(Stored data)
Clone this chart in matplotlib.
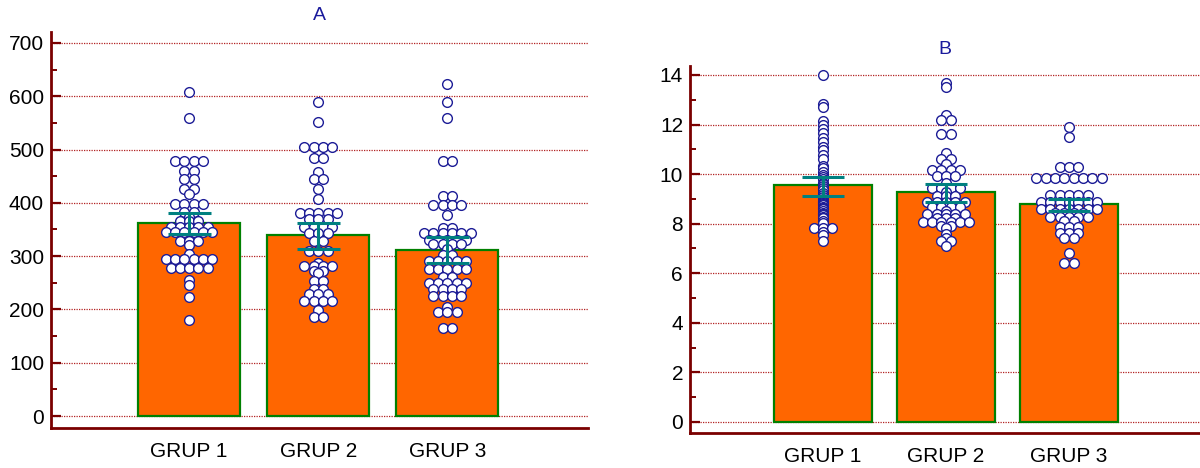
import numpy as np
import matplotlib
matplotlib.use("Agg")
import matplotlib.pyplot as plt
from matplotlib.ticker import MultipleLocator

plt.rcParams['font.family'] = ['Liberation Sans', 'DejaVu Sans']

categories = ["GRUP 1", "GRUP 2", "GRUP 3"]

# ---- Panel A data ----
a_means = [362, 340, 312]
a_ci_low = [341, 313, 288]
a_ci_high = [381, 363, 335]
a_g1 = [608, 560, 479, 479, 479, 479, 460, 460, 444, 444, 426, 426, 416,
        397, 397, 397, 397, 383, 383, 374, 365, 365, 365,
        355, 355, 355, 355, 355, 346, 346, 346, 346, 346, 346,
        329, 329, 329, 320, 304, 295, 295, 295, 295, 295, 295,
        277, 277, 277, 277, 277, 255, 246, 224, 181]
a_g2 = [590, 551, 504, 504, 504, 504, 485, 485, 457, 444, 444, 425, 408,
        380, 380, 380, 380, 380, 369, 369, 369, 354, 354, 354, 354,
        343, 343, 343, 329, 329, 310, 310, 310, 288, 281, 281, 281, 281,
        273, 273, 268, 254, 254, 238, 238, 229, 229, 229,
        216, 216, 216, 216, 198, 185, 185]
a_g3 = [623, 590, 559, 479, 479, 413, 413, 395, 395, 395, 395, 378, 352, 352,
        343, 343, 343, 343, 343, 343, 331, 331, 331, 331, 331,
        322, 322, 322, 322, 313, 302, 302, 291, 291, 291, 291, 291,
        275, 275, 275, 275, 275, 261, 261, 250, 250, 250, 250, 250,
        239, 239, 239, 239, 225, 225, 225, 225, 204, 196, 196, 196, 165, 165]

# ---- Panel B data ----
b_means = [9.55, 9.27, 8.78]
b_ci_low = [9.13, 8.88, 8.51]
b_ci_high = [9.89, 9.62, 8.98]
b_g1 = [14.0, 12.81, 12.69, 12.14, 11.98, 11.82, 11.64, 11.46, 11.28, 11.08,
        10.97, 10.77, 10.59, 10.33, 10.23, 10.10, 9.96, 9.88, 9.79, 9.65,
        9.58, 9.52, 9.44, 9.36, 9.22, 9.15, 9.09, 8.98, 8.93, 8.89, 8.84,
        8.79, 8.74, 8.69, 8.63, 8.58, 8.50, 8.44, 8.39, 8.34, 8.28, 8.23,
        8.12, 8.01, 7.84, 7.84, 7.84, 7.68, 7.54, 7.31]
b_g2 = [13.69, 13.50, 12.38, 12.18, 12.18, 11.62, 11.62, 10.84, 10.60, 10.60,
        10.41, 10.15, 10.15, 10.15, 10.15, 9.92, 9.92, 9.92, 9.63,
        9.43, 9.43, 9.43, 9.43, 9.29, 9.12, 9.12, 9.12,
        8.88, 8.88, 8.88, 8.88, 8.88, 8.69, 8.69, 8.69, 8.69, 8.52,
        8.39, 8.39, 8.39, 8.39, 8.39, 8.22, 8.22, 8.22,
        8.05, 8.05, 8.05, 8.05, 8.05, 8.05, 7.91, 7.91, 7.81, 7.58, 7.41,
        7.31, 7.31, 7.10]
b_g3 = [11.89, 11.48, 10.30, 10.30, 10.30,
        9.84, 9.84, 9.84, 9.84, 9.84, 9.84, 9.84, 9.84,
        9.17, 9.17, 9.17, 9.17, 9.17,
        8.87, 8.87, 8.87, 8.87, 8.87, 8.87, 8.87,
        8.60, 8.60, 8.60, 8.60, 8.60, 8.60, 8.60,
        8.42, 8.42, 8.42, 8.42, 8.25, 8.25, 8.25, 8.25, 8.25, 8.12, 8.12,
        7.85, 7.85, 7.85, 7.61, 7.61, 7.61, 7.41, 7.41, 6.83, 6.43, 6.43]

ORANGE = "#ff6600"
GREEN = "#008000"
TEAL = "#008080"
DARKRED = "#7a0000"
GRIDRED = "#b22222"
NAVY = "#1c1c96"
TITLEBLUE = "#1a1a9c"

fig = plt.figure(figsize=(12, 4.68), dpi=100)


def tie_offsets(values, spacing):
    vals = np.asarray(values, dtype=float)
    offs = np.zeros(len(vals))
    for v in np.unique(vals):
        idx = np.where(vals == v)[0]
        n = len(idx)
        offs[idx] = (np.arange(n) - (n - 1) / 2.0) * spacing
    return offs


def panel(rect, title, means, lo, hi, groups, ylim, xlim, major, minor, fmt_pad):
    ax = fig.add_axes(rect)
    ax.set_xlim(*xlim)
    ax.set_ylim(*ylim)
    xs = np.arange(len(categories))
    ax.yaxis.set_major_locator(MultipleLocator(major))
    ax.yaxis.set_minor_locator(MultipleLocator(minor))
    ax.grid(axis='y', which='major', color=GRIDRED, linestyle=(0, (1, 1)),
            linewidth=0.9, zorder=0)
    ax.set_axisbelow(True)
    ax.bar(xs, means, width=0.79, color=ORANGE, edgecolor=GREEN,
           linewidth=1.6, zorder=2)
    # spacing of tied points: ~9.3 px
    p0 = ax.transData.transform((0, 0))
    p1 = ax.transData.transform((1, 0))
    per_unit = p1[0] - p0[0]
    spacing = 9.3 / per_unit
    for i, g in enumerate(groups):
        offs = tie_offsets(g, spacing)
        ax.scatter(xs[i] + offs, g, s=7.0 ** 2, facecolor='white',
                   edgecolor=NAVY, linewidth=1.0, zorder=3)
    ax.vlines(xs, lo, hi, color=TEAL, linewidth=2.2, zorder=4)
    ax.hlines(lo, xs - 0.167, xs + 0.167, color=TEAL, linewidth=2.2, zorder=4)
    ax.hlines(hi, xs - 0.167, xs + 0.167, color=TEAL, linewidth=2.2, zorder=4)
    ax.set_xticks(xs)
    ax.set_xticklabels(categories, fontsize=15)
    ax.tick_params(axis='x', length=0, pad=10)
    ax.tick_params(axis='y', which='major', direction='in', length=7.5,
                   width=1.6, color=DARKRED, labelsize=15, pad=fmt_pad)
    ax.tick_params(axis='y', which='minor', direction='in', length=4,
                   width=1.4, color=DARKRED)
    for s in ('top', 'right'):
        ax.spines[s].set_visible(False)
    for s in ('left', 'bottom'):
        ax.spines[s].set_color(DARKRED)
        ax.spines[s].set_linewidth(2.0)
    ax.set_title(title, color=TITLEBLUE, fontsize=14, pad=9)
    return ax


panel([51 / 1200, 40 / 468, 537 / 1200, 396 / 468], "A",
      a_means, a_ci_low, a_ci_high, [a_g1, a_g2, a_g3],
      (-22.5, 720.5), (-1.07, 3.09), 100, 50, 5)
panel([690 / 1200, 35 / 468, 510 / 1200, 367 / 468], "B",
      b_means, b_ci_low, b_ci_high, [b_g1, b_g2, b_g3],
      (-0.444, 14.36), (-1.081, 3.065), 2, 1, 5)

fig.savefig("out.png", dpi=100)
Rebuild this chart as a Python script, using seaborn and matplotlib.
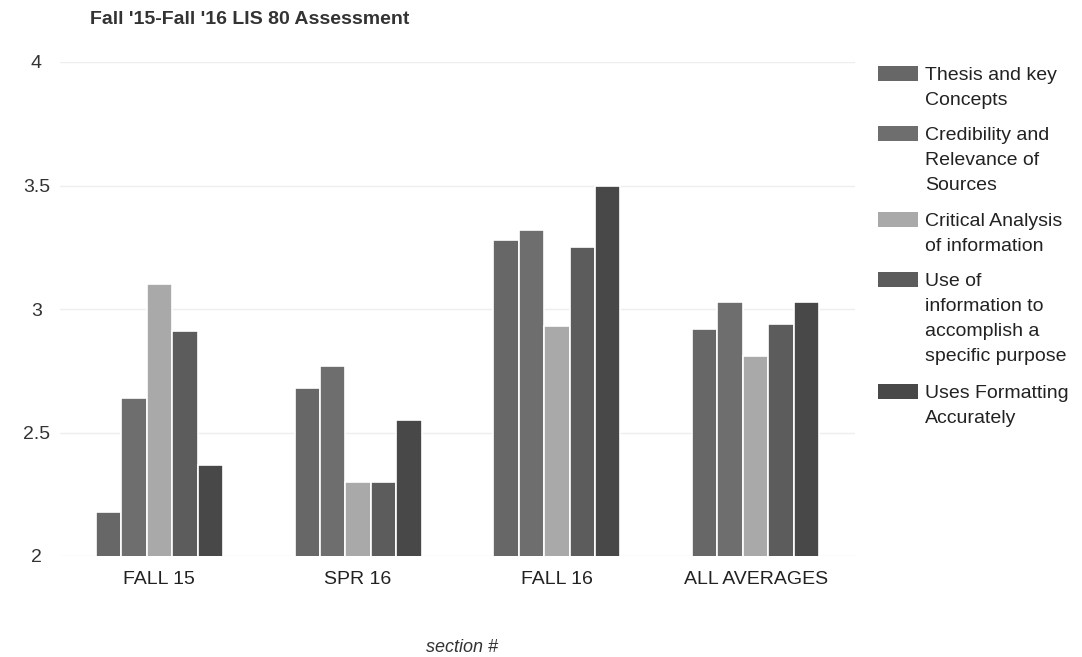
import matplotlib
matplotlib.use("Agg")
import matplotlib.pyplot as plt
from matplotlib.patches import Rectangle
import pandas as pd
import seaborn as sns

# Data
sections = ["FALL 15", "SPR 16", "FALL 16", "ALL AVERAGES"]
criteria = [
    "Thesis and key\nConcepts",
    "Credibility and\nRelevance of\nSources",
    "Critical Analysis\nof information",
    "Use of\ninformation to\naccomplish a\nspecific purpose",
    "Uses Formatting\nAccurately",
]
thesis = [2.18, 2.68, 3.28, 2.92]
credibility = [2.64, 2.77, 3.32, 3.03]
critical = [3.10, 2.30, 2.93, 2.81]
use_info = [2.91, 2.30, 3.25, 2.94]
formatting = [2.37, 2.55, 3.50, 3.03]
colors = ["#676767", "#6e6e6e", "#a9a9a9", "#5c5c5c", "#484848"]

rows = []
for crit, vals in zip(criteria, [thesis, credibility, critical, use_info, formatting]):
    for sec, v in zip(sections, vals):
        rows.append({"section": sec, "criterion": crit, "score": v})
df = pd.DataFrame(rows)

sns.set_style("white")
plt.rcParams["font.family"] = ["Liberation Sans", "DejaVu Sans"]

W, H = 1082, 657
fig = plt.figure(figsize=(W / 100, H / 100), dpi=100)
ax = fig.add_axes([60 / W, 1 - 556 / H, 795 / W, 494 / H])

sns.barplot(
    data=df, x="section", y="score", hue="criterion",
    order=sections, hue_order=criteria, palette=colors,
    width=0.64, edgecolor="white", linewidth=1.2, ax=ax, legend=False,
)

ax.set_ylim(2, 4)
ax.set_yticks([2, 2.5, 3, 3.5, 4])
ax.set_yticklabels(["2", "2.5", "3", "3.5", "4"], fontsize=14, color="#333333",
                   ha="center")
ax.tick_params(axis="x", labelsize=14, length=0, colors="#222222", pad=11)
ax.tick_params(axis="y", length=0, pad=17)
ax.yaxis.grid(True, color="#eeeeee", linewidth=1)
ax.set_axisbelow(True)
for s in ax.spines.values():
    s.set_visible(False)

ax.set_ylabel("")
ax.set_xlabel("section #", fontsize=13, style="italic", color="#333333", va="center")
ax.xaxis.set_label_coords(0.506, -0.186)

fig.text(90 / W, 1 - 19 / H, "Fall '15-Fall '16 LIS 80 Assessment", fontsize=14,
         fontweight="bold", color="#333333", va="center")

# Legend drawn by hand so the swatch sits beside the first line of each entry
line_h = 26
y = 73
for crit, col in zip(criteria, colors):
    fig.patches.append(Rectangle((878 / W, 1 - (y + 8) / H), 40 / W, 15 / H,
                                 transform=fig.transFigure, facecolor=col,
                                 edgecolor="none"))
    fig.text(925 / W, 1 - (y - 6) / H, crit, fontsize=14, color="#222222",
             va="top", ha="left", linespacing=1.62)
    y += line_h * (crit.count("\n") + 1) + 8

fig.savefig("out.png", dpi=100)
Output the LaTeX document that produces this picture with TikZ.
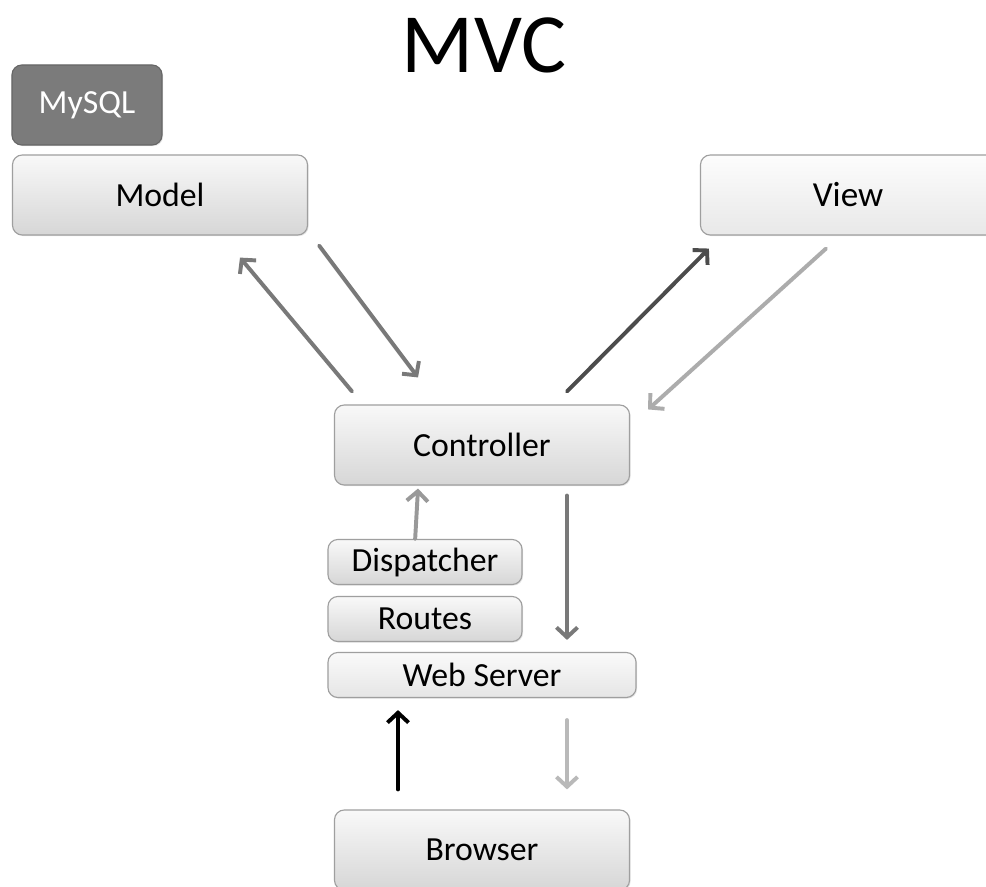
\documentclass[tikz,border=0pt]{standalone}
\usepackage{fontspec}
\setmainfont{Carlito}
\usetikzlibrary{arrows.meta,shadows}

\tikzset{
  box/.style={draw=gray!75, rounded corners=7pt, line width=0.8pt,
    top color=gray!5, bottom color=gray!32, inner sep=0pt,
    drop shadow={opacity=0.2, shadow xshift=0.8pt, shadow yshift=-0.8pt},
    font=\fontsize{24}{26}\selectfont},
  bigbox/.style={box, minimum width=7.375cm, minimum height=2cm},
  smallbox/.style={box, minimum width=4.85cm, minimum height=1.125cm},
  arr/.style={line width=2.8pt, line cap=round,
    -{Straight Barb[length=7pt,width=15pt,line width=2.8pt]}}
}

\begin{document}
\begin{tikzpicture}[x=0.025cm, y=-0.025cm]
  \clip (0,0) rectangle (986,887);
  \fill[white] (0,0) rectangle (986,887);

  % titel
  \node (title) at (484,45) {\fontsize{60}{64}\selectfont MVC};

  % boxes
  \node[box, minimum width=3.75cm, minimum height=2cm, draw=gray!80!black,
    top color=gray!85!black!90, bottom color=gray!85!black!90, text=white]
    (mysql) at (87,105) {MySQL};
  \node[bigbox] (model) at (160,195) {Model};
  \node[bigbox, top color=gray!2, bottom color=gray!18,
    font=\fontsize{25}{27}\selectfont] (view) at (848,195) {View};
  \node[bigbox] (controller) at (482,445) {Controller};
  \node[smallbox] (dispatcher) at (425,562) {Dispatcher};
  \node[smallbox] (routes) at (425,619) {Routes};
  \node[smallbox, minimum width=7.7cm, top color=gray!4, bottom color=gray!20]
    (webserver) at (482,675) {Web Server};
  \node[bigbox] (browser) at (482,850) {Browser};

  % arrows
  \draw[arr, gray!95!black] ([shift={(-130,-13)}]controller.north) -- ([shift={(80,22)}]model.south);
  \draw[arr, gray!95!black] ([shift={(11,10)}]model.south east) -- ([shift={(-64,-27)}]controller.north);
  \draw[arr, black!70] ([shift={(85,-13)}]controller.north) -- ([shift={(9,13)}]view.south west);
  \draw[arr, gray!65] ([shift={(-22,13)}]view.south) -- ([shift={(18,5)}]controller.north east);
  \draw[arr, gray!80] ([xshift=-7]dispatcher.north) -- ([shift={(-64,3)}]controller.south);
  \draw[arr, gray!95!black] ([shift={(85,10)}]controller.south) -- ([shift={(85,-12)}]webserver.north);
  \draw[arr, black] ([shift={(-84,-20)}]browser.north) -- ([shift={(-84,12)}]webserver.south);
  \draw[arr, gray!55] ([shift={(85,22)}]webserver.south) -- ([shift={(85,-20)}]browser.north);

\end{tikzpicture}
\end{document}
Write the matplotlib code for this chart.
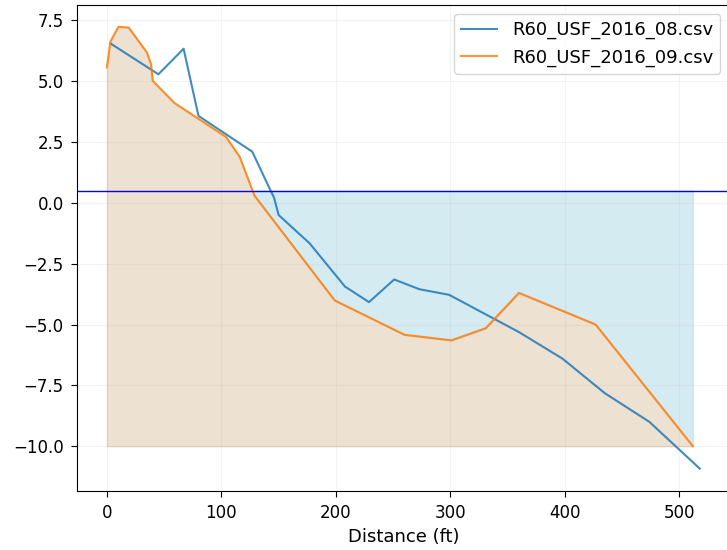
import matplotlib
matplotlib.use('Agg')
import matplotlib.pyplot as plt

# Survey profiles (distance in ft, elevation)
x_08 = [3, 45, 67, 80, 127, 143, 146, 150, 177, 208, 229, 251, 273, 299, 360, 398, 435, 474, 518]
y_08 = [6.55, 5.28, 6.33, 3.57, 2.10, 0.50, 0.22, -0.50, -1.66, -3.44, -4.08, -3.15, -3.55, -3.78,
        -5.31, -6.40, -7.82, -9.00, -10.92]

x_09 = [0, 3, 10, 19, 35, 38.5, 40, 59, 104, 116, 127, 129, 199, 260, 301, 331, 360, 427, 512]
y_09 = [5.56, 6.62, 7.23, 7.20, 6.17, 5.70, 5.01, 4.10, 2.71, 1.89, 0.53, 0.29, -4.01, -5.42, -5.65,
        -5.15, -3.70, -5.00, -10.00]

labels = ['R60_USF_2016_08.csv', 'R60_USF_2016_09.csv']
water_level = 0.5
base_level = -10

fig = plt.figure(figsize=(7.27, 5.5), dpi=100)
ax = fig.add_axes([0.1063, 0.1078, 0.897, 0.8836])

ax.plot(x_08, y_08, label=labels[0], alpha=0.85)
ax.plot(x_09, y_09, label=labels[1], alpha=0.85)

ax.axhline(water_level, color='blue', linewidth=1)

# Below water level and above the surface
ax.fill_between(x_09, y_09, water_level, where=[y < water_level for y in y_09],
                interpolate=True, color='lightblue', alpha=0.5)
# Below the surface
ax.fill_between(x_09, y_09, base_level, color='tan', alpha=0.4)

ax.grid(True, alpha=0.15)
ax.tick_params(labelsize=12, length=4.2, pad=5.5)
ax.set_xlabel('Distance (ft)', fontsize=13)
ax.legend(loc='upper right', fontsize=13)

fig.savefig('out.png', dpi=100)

• **The exercise**:
Output an exact copy of the lines from the one with "Write the matplotlib code for this chart." through the closing line of the records, inclusive, without any images.

• **Task answer**:
Write the matplotlib code for this chart.
import matplotlib
matplotlib.use('Agg')
import matplotlib.pyplot as plt

# Survey profiles (distance in ft, elevation)
x_08 = [3, 45, 67, 80, 127, 143, 146, 150, 177, 208, 229, 251, 273, 299, 360, 398, 435, 474, 518]
y_08 = [6.55, 5.28, 6.33, 3.57, 2.10, 0.50, 0.22, -0.50, -1.66, -3.44, -4.08, -3.15, -3.55, -3.78,
        -5.31, -6.40, -7.82, -9.00, -10.92]

x_09 = [0, 3, 10, 19, 35, 38.5, 40, 59, 104, 116, 127, 129, 199, 260, 301, 331, 360, 427, 512]
y_09 = [5.56, 6.62, 7.23, 7.20, 6.17, 5.70, 5.01, 4.10, 2.71, 1.89, 0.53, 0.29, -4.01, -5.42, -5.65,
        -5.15, -3.70, -5.00, -10.00]

labels = ['R60_USF_2016_08.csv', 'R60_USF_2016_09.csv']
water_level = 0.5
base_level = -10

fig = plt.figure(figsize=(7.27, 5.5), dpi=100)
ax = fig.add_axes([0.1063, 0.1078, 0.897, 0.8836])

ax.plot(x_08, y_08, label=labels[0], alpha=0.85)
ax.plot(x_09, y_09, label=labels[1], alpha=0.85)

ax.axhline(water_level, color='blue', linewidth=1)

# Below water level and above the surface
ax.fill_between(x_09, y_09, water_level, where=[y < water_level for y in y_09],
                interpolate=True, color='lightblue', alpha=0.5)
# Below the surface
ax.fill_between(x_09, y_09, base_level, color='tan', alpha=0.4)

ax.grid(True, alpha=0.15)
ax.tick_params(labelsize=12, length=4.2, pad=5.5)
ax.set_xlabel('Distance (ft)', fontsize=13)
ax.legend(loc='upper right', fontsize=13)

fig.savefig('out.png', dpi=100)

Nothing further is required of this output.